Averbukh fell in love with another ice dancer in his club and could not bear for her to dance with anyone else. He abandoned Anissina.
Anissina had met Peizerat at a juniors competition and felt some chemistry with him.
"I admired him as a skater, so I wrote to him asking if he would be interested in being my partner," she said during a phone interview last week.
She also wrote to Canada's Victor Kraatz, but as fate would have it, that letter never arrived.
Peizerat's collaboration with Morel was falling apart, so he wrote back to her in Moscow.
Anissina moved to Lyon, France, in 1993 to join Peizerat.
It was a major challenge, in part due to cultural reasons.
"I spoke no French," Anissina said.
She had to learn the language and adapt not only to a new culture, but to a new partner.
"We knew pretty quickly that there was chemistry on the ice, but it took a long time to develop--and you're never really certain about that sort of thing," Peizerat said in a phone interview.
A major point of pride for the pair is the fact that they won France's first gold medal in nine years at the World Championships last year before a home crowd in Nice, France.
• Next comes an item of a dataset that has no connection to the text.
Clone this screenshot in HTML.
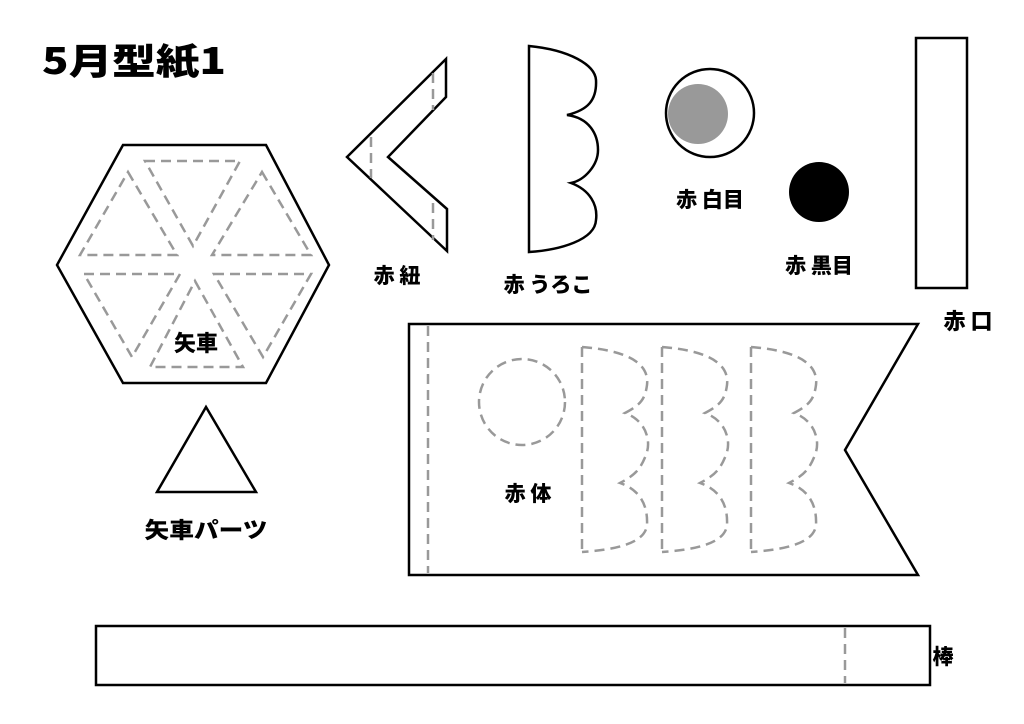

That made them the first couple to win on home ice since Czechoslovakia's Eva Romanova and Pavel Roman in 1962.
They did it with a program skated to "Carmina Burana" that garnered four perfect 6.0 artistic marks, the most at a world event since Russian pairs skaters Natalya Mishkutenok and Arthur Dmitriev in 1992.
Anissina's mother, Irina Chernieva, was a pairs skater who competed at the 1972 Olympics. Her father, Viatcheslav Anissina, was a hockey player who won a world championship with the Soviet team. Both are coaches now.
Peizerat's father, Eugene Peizerat, is an official with the French Figure Skating Federation and chairman of the National Ice Dance Commission.
Also to appear in Washington tonight are the Russian pair Tatiana Totmianina and Maxim Marinin, who captured their second straight world title in Moscow.